An image may come to mind of a father (or mother) and son (or daughter) wading along a river bank or scuba diving on a sunny Florida day marveling at Florida’s heritage and adding an arrowhead or old bottle to their prized personal collection. Look way, way beyond this, and realize that what this bill will also allow (and what at least some of those promoting its passage intend) is the wholesale mining of Florida’s heritage for commercial gain:
- Once an artifact is removed from state waters, and its transfer to private ownership is documented through this process (title will be passed from the state to a private individual, who may or may not be a Florida resident), the value of this artifact on the antiquities market will increase exponentially. This will happen because of the existence of proof of legal title to the artifact, and because its’ precise provenance will no longer need be hidden. As recent law enforcement actions have shown, illegally recovered artifacts already have a high market value; this permit and title system will only increase this value and will make Florida the go-to place to acquire antiquities dating back as far as 10,000 years or more.
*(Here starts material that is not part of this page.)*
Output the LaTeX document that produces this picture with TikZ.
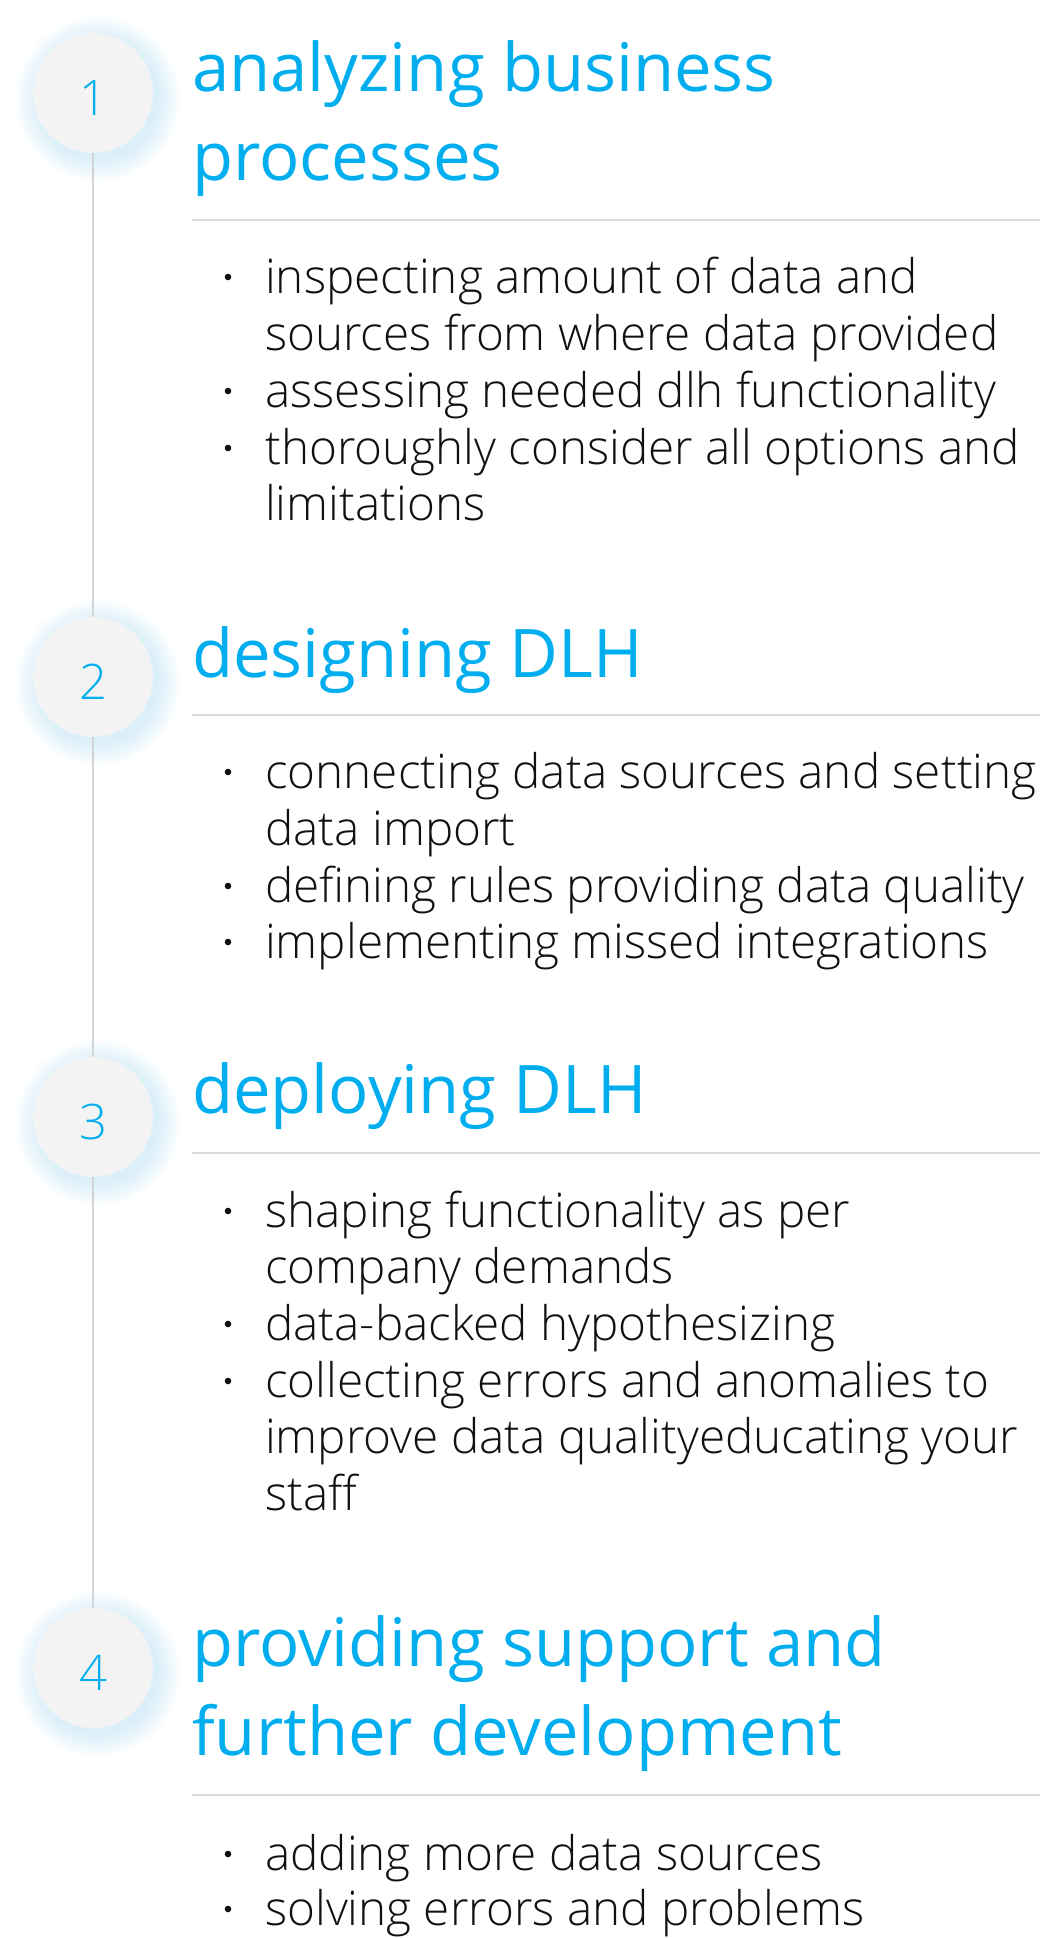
\documentclass[tikz,border=0pt]{standalone}
\usepackage{fontspec}
\setmainfont{Open Sans}
\newfontfamily\oslight{Open Sans Light}
\definecolor{accent}{HTML}{00AEEF}
\definecolor{circfill}{HTML}{F3F3F3}
\definecolor{glowc}{HTML}{B5DFF3}
\definecolor{linec}{HTML}{D4D4D4}
\definecolor{sepc}{HTML}{DADADA}
\definecolor{bodyc}{HTML}{111111}
\tikzset{
  head/.style={anchor=base west, inner sep=0pt, text=accent, font=\fontsize{67}{80}\selectfont},
  item/.style={anchor=base west, inner sep=0pt, text=bodyc, font=\oslight\fontsize{47.6}{56}\selectfont},
  num/.style={anchor=base, inner sep=0pt, text=accent, font=\oslight\fontsize{49}{58}\selectfont},
  stepcirc/.style={circle, fill=circfill, minimum size=120pt, inner sep=0pt},
  vline/.style={draw=linec, line width=2pt},
  sepline/.style={draw=sepc, line width=2.5pt},
  bulletdot/.style={fill=bodyc}
}
\newcommand{\glowat}[2]{%
  \foreach \r in {60,62,...,82} {\fill[glowc, opacity=0.055] (#1+5,#2+6) circle (\r pt);}}
\begin{document}
\begin{tikzpicture}[x=1pt,y=-1pt]
\useasboundingbox (0,0) rectangle (1047,1938);
% glows
\glowat{93}{93}
\glowat{93}{677}
\glowat{93}{1117}
\glowat{93}{1668}
% circles
\node[stepcirc] (c1) at (93,93) {};
\node[stepcirc] (c2) at (93,677) {};
\node[stepcirc] (c3) at (93,1117) {};
\node[stepcirc] (c4) at (93,1668) {};
\draw[vline] (c1.south) -- (c2.north);
\draw[vline] (c2.south) -- (c3.north);
\draw[vline] (c3.south) -- (c4.north);
\node[num] (n1) at ([yshift=-22pt]c1.center) {1};
\node[num] (n2) at ([yshift=-22pt]c2.center) {2};
\node[num] (n3) at ([yshift=-22pt]c3.center) {3};
\node[num] (n4) at ([yshift=-22pt]c4.center) {4};
% section 1
\node[head] (h1a) at (192,91) {analyzing business};
\node[head] (h1b) at (192,180) {processes};
\coordinate (s1a) at (192,220); \coordinate (s1b) at (1040,220);
\draw[sepline] (s1a) -- (s1b);
\node[item] (t1a) at (265,293) {inspecting amount of data and};
\node[item] (t1b) at (265,350) {sources from where data provided};
\node[item] (t1c) at (265,407) {assessing needed dlh functionality};
\node[item] (t1d) at (265,464) {thoroughly consider all options and};
\node[item] (t1e) at (265,520) {limitations};
\foreach \yy in {293,407,464} \fill[bulletdot] (228,\yy-16) circle (3.3pt);
% section 2
\node[head] (h2) at (192,677) {designing DLH};
\coordinate (s2a) at (192,715); \coordinate (s2b) at (1040,715);
\draw[sepline] (s2a) -- (s2b);
\node[item] (t2a) at (265,788) {connecting data sources and setting};
\node[item] (t2b) at (265,845) {data import};
\node[item] (t2c) at (265,902) {defining rules providing data quality};
\node[item] (t2d) at (265,958) {implementing missed integrations};
\foreach \yy in {788,902,958} \fill[bulletdot] (228,\yy-16) circle (3.3pt);
% section 3
\node[head] (h3) at (192,1113) {deploying DLH};
\coordinate (s3a) at (192,1153); \coordinate (s3b) at (1040,1153);
\draw[sepline] (s3a) -- (s3b);
\node[item] (t3a) at (265,1227) {shaping functionality as per};
\node[item] (t3b) at (265,1283) {company demands};
\node[item] (t3c) at (265,1340) {data-backed hypothesizing};
\node[item] (t3d) at (265,1397) {collecting errors and anomalies to};
\node[item] (t3e) at (265,1453) {improve data qualityeducating your};
\node[item] (t3f) at (265,1510) {staff};
\foreach \yy in {1227,1340,1397} \fill[bulletdot] (228,\yy-16) circle (3.3pt);
% section 4
\node[head] (h4a) at (192,1666) {providing support and};
\node[head] (h4b) at (192,1755) {further development};
\coordinate (s4a) at (192,1795); \coordinate (s4b) at (1040,1795);
\draw[sepline] (s4a) -- (s4b);
\node[item] (t4a) at (265,1870) {adding more data sources};
\node[item] (t4b) at (265,1925) {solving errors and problems};
\foreach \yy in {1870,1925} \fill[bulletdot] (228,\yy-16) circle (3.3pt);
\end{tikzpicture}
\end{document}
- There is no way to verify that reported finds are really isolated (that is, not associated with other artifacts, or part of a site or shipwreck) and there is really no way to verify exactly where the artifact was found (that is, if it was excavated within an excluded area). Florida’s rivers and lakes are remote, and they are generally what divers call black-water environments (no, or very low, visibility). In these settings, it is impossible for others to know the context of the find in non-restricted waters, and it is equally easy to conceal finds found in restricted areas. Once an artifact is out of the water, in the boat, car, or home, any hope for accountability is gone.
- The lack of accountability for new finds under the proposed legislation would make it possible for individuals to claim artifacts collected earlier in violation of Florida law to claim these as finds under the new permit system.
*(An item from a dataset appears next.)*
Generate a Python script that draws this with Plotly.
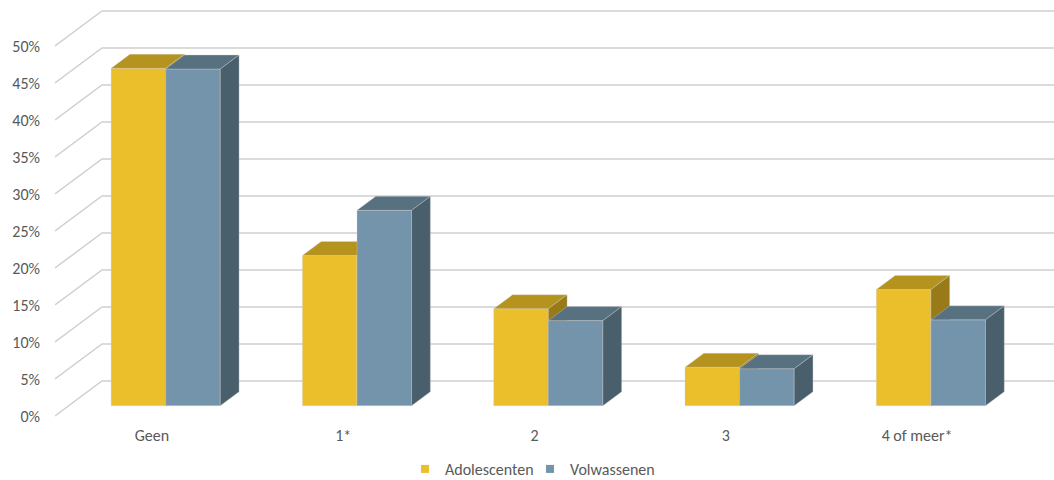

- If made law, this bill would provide cover for those who use more than a trowel or hand-held tool to dig into the banks of rivers where sites are common. Once burrowed or blasted out of a riverbank, artifacts once part of an intact site can be picked up and touted to be “isolated finds.” What happens under water, stays underwater; that is, it is very hard for anyone to see what is, indeed, going on.
- This bill presumes the moral integrity and honesty of those who would take advantage of its provisions. Recent law enforcement actions in Florida have demonstrated that many who will certainly take advantage of this law are not honest and have no integrity; this law will give similar people the cover they need to collect with impunity, and they will take advantage of it to steal everything we have for their own personal gain.
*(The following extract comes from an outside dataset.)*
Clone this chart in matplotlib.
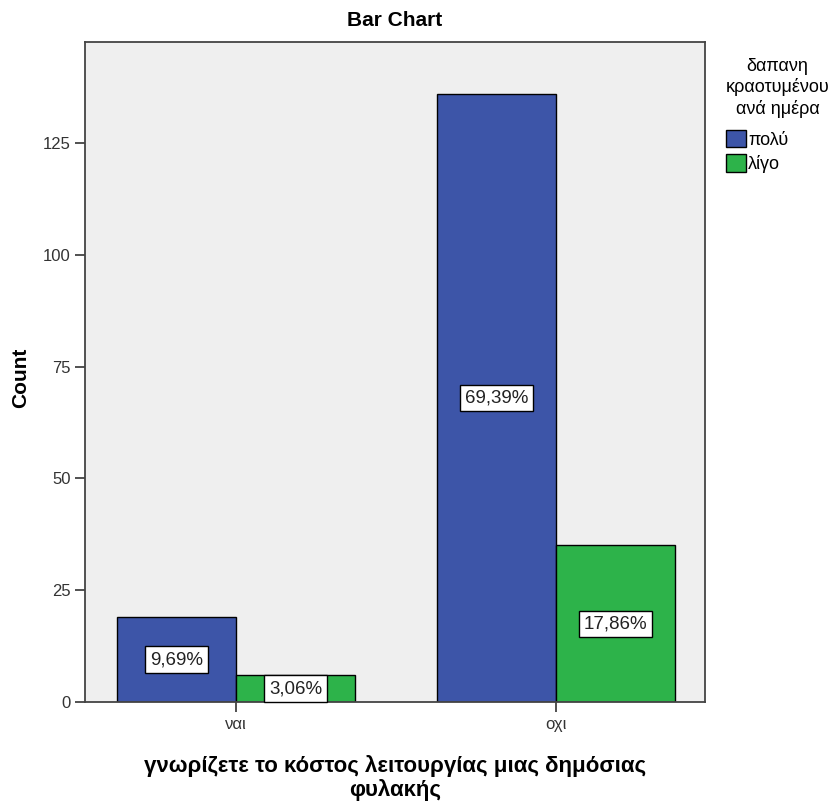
import numpy as np
import matplotlib.pyplot as plt
from matplotlib.patches import Patch

plt.rcParams['font.family'] = ['Liberation Sans', 'DejaVu Sans']

categories = ["ναι", "οχι"]
series_names = ["πολύ", "λίγο"]
polu = [19, 136]
ligo = [6, 35]
pct_polu = ["9,69%", "69,39%"]
pct_ligo = ["3,06%", "17,86%"]

colors = ["#3D55A8", "#2DB34A"]

fig = plt.figure(figsize=(8.3, 8.05), dpi=100)
ax = fig.add_axes([85/830, 1-702/805, 620/830, 660/805])
ax.set_facecolor("#EFEFEF")

x = np.arange(len(categories))
w = 0.372
b1 = ax.bar(x - w/2, polu, w, color=colors[0], edgecolor="black", linewidth=1)
b2 = ax.bar(x + w/2, ligo, w, color=colors[1], edgecolor="black", linewidth=1)

box = dict(boxstyle="square,pad=0.25", facecolor="white", edgecolor="black", linewidth=1)
for bars, labs in [(b1, pct_polu), (b2, pct_ligo)]:
    for r, lab in zip(bars, labs):
        ax.text(r.get_x() + r.get_width()/2, r.get_height()/2, lab,
                ha="center", va="center", fontsize=13.5, color="#222222", bbox=box)

ax.set_xlim(-0.472, 1.466)
ax.set_ylim(0, 147.6)
ax.set_yticks([0, 25, 50, 75, 100, 125])
ax.set_xticks(x)
ax.set_xticklabels(categories)
ax.tick_params(labelsize=12, colors="#333333", length=7, width=1.2)
for s in ax.spines.values():
    s.set_color("#444444")
    s.set_linewidth(1.3)

fig.text(395/830, 1-20/805, "Bar Chart", fontsize=15, fontweight="bold",
         ha="center", va="center")
fig.text(21/830, 1-378/805, "Count", fontsize=15, fontweight="bold",
         ha="center", va="center", rotation=90)
fig.text(395/830, 1-778/805, "γνωρίζετε το κόστος λειτουργίας μιας δημόσιας\nφυλακής",
         fontsize=16, fontweight="bold", ha="center", va="center", linespacing=1.1)

handles = [Patch(facecolor=c, edgecolor="black") for c in colors]
leg = fig.legend(handles, series_names, title="δαπανη\nκραοτυμένου\nανά ημέρα",
                 loc="upper left", bbox_to_anchor=(713/830, 1-45/805),
                 frameon=False, fontsize=13, title_fontsize=13,
                 handlelength=1.1, handleheight=1.1, handletextpad=0.15,
                 labelspacing=0.3, borderpad=0.2)
leg.get_title().set_multialignment("center")
leg.get_title().set_linespacing(1.25)
leg._legend_box.sep = 9
leg._legend_box.align = "left"

fig.savefig("out.png", dpi=100)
- While some honest collectors would certainly follow the rules and be diligent in reporting their finds, the last time Florida tried to implement an isolated finds policy (attempted between 1994-2005), only 22 percent of people who land managers observed collecting artifacts reported them. This dismal failure proved a lesson in how this sort of unenforceable program results in loss of artifacts, loss of information, and loss of our heritage.
The state of Florida has long been a leader in preserving what is uniquely ours in terms of environment, culture, and heritage. The proposed legislation would move the state backwards, and literally give away our cultural heritage from beneath the State’s waters. It will give our heritage away to those who will systematically come to Florida, scour and excavate our rivers and lakes for artifacts, and then sell the artifacts for appreciable personal financial gain. The program described in this proposed legislation will further deliver an unintended message that the Legislature does not take seriously its commitment to preservation of our publicly-owned lands and waters and the archaeological sites contained therein.
The artifacts in Florida’s waters are not unimportant—they are part of our irreplaceable heritage. These artifacts and the sites they come from hold a story about our heritage that cannot properly be told by an unenforceable isolated finds program that mostly benefits those who care little about the big picture of Florida heritage.
For more information on Florida’s longstanding commitment to the preservation of the State’s archaeological heritage, and to the serious threat to it posed by large-scale looting of our publicly-owned sites, I refer you to an excellent report recently prepared for the Legislature, Feasibility Study on a One-Time Artifact Amnesty Program. For more insight into the issues related to the proposed Isolated Finds Program, I also refer you to a 2013 blog post by Della Scott-Ireton on a Citizen Archaeology Permit (aka Isolated Finds Program) and to the State of Florida’s report on the failed Isolated Finds Program. For more information on these bills, see FPAN’s page on Protecting Artifacts on State Lands.
If you look close enough, you can see the wolf.